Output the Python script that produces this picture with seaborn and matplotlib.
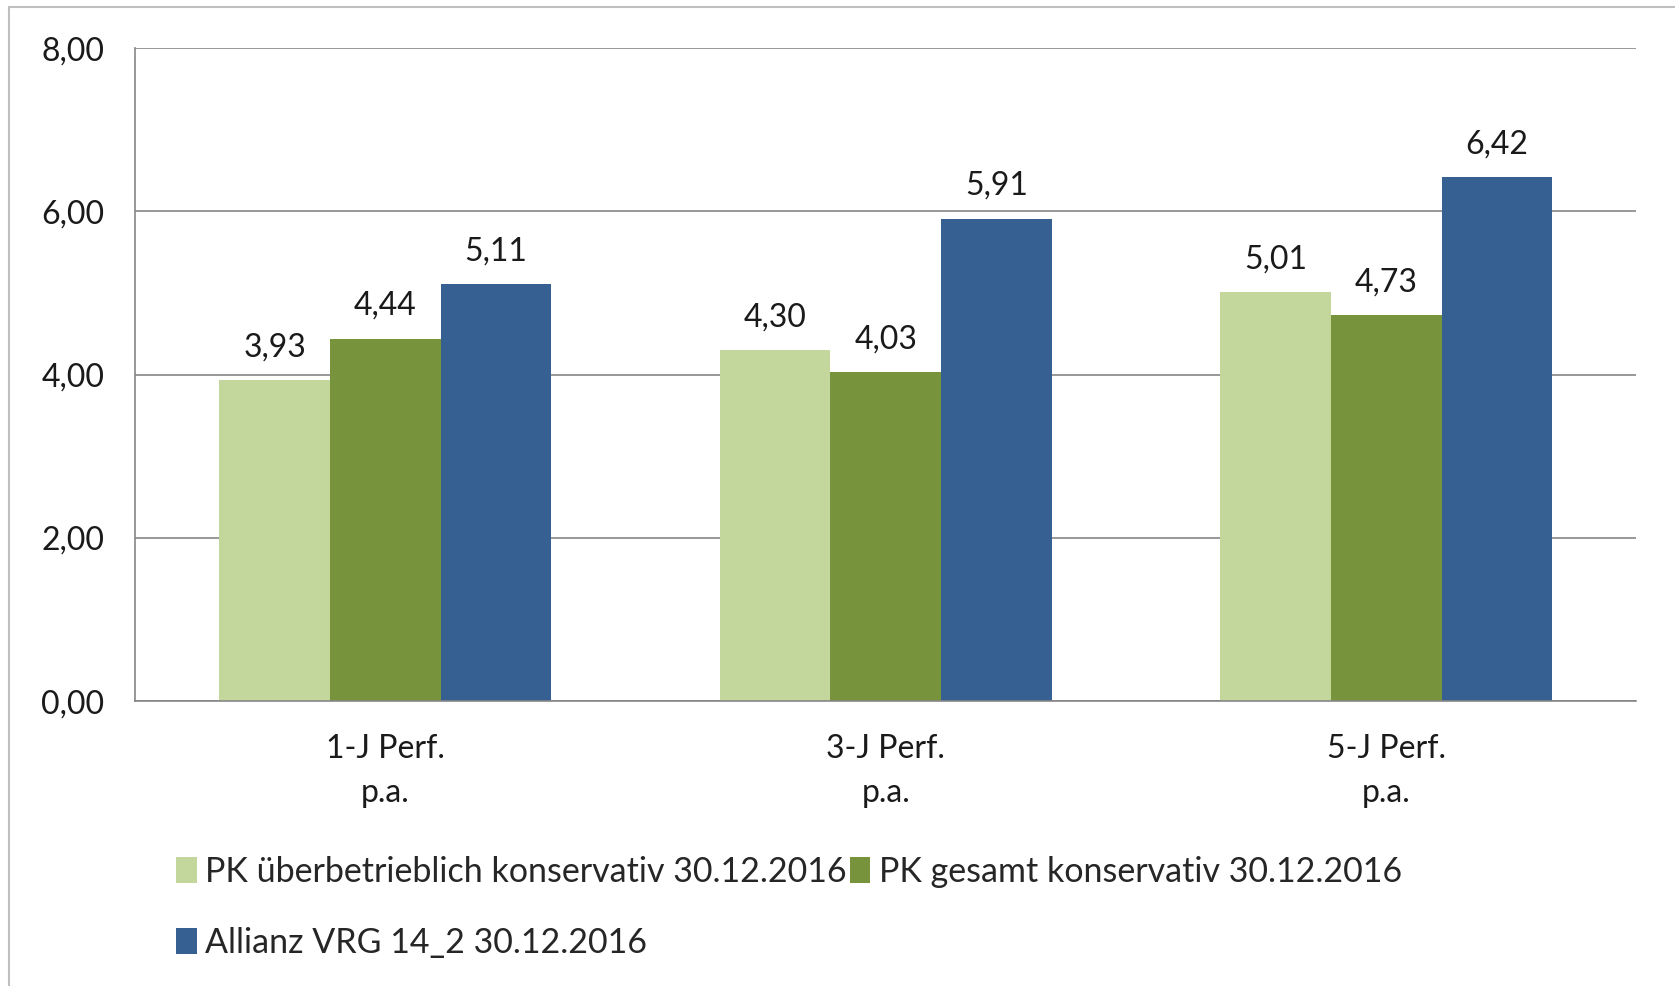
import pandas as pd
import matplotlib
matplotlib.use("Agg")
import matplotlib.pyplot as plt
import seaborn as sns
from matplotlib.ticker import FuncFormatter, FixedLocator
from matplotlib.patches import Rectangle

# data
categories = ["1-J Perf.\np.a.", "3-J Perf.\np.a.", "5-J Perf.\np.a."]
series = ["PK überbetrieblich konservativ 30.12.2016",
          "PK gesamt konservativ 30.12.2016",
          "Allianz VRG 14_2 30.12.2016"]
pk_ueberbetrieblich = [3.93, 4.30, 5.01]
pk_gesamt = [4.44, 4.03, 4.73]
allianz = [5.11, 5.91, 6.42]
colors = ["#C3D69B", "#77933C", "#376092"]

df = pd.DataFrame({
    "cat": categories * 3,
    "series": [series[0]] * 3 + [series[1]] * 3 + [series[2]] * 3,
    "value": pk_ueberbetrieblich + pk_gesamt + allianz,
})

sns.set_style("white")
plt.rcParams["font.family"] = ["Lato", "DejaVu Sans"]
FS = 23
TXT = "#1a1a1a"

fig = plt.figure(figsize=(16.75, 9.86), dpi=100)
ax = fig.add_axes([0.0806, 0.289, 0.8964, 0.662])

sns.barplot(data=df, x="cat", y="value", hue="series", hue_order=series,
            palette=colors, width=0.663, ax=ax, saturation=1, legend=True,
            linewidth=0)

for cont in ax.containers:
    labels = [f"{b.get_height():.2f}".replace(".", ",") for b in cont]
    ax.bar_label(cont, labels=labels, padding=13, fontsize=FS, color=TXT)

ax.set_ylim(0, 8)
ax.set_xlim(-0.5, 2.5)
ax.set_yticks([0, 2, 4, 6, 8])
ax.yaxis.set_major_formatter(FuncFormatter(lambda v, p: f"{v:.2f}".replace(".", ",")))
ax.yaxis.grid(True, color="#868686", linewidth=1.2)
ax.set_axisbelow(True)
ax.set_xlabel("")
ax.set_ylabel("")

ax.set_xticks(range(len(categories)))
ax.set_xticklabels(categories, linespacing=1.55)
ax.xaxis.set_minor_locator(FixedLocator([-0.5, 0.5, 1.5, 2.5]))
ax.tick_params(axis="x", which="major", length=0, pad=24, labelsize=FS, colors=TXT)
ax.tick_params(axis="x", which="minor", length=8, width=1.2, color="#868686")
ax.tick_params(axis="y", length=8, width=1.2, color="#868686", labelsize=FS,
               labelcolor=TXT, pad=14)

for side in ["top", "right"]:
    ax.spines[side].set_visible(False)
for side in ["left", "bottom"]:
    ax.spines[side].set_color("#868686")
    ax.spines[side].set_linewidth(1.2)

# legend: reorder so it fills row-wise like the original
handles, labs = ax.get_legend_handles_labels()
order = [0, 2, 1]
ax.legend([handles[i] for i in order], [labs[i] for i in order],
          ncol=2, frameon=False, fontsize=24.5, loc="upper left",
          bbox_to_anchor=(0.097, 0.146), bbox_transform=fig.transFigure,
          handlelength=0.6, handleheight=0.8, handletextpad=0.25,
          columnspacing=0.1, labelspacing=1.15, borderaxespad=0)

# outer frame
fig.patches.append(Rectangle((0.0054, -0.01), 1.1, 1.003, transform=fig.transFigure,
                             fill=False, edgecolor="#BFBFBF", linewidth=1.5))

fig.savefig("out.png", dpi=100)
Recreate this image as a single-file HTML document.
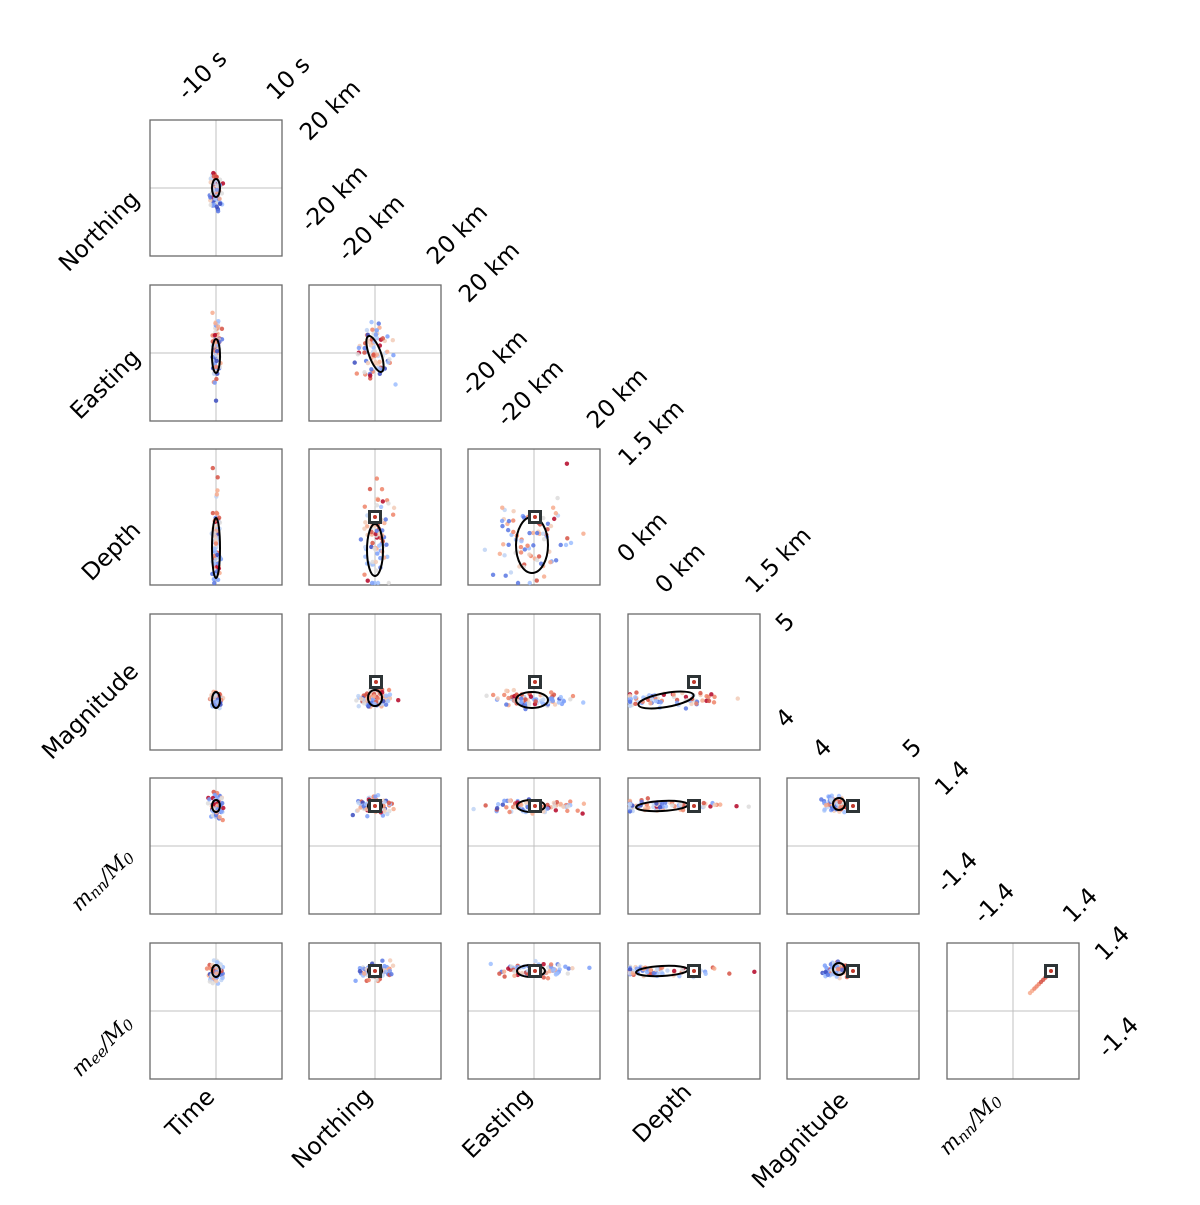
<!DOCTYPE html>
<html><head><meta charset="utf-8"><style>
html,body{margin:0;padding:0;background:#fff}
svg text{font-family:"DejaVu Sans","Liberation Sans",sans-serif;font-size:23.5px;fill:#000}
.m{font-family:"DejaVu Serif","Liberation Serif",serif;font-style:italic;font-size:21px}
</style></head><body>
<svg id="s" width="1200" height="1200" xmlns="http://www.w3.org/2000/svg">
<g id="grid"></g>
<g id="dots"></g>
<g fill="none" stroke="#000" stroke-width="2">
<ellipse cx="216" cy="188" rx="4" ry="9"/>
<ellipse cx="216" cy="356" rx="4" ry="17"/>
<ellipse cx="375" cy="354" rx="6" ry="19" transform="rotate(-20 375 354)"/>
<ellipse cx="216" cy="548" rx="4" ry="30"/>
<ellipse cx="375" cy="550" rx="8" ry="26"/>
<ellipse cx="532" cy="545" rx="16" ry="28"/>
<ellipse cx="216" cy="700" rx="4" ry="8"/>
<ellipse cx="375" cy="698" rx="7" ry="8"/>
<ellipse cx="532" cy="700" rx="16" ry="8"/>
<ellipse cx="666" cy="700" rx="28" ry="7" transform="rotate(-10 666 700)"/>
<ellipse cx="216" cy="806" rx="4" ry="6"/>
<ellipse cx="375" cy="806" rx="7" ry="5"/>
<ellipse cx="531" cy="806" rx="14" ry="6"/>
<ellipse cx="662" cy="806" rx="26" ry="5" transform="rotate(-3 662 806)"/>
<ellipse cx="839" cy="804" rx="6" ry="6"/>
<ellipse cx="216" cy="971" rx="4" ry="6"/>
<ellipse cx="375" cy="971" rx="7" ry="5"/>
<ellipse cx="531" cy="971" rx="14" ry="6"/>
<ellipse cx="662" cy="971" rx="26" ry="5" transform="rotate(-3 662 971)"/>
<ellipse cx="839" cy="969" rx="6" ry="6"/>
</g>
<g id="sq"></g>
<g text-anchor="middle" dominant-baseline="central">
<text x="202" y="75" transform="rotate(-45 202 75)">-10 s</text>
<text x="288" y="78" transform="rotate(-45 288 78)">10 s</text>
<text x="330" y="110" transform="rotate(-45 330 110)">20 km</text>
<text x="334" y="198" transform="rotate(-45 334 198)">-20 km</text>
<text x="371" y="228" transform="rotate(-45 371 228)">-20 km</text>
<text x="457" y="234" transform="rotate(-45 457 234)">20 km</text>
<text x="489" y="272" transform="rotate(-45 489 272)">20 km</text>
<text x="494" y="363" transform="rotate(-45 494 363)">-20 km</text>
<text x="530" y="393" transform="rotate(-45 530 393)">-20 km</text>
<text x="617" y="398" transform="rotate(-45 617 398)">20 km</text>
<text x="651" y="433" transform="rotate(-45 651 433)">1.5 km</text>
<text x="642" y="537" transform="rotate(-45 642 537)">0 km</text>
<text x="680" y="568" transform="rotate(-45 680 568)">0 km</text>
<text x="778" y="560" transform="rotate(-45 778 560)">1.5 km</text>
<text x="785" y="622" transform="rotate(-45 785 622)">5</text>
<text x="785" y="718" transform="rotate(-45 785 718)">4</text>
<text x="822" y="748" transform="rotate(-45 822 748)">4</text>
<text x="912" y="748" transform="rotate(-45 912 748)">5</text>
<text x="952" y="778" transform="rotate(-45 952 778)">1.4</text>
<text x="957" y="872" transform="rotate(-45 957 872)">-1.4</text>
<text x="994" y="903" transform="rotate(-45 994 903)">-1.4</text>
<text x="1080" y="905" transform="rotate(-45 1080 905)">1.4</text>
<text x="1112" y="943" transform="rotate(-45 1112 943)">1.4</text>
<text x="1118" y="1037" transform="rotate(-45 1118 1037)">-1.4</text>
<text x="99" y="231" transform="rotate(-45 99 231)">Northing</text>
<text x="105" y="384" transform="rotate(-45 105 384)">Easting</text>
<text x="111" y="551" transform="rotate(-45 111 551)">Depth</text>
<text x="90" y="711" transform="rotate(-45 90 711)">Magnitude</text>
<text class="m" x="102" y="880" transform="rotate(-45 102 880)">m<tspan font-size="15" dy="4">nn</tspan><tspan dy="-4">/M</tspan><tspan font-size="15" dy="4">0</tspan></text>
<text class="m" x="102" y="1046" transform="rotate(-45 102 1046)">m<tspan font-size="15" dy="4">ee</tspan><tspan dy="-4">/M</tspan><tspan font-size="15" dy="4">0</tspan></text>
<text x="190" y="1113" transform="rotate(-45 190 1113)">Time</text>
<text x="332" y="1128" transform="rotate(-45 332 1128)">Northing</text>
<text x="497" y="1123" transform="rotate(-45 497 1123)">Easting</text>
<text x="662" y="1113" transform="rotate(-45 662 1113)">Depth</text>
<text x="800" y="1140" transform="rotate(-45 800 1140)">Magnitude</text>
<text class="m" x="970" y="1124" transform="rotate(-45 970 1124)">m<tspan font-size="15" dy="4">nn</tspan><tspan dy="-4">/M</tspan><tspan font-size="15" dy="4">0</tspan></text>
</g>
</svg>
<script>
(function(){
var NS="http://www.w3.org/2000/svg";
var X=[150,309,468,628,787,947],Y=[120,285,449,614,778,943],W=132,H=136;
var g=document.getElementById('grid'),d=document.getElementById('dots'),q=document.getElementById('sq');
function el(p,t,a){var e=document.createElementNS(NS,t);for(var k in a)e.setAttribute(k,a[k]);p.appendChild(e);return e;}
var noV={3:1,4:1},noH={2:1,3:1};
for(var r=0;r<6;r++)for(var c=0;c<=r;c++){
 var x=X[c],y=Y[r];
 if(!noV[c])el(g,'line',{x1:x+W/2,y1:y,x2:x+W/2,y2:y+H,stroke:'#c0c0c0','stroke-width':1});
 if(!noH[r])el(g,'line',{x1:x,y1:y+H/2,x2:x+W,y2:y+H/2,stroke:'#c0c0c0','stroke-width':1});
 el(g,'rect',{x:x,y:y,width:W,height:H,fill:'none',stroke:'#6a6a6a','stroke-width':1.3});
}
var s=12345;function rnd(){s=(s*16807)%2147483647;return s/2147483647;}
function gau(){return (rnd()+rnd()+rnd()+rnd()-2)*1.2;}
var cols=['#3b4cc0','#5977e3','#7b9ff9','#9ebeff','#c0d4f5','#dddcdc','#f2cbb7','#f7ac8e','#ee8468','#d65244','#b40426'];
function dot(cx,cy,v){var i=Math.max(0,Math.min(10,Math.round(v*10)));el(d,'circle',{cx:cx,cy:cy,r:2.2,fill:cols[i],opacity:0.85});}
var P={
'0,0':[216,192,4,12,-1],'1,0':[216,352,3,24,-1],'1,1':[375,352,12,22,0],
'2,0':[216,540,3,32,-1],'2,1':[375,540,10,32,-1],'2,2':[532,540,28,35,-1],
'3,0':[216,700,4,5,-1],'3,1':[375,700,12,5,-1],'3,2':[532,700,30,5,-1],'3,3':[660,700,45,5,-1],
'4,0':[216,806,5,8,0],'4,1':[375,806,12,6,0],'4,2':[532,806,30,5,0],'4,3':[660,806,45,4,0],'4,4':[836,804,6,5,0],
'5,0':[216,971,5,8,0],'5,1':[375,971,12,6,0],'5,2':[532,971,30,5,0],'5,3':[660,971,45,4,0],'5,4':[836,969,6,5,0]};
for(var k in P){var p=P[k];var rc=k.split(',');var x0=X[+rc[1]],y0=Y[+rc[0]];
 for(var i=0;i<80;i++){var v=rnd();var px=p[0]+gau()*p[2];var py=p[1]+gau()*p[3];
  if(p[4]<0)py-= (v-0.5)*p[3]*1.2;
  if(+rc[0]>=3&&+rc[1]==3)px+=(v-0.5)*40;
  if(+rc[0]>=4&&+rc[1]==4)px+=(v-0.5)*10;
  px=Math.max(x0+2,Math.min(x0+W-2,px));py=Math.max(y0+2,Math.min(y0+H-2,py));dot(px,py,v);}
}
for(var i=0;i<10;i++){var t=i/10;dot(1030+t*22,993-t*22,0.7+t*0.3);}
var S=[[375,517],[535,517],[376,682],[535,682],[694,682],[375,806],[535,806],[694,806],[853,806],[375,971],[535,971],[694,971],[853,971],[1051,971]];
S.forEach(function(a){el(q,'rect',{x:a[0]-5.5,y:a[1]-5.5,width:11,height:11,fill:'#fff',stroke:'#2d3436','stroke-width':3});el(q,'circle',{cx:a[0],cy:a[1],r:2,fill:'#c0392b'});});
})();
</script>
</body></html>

----

**Goal:** Skip the pictures and quote each line of the entries above, from the first through the line with "from matplotlib.patches import Rectangle", exactly as it appears.

**Output for this exercise:**
Output the Python script that produces this picture with seaborn and matplotlib.
import pandas as pd
import matplotlib
matplotlib.use("Agg")
import matplotlib.pyplot as plt
import seaborn as sns
from matplotlib.ticker import FuncFormatter, FixedLocator
from matplotlib.patches import Rectangle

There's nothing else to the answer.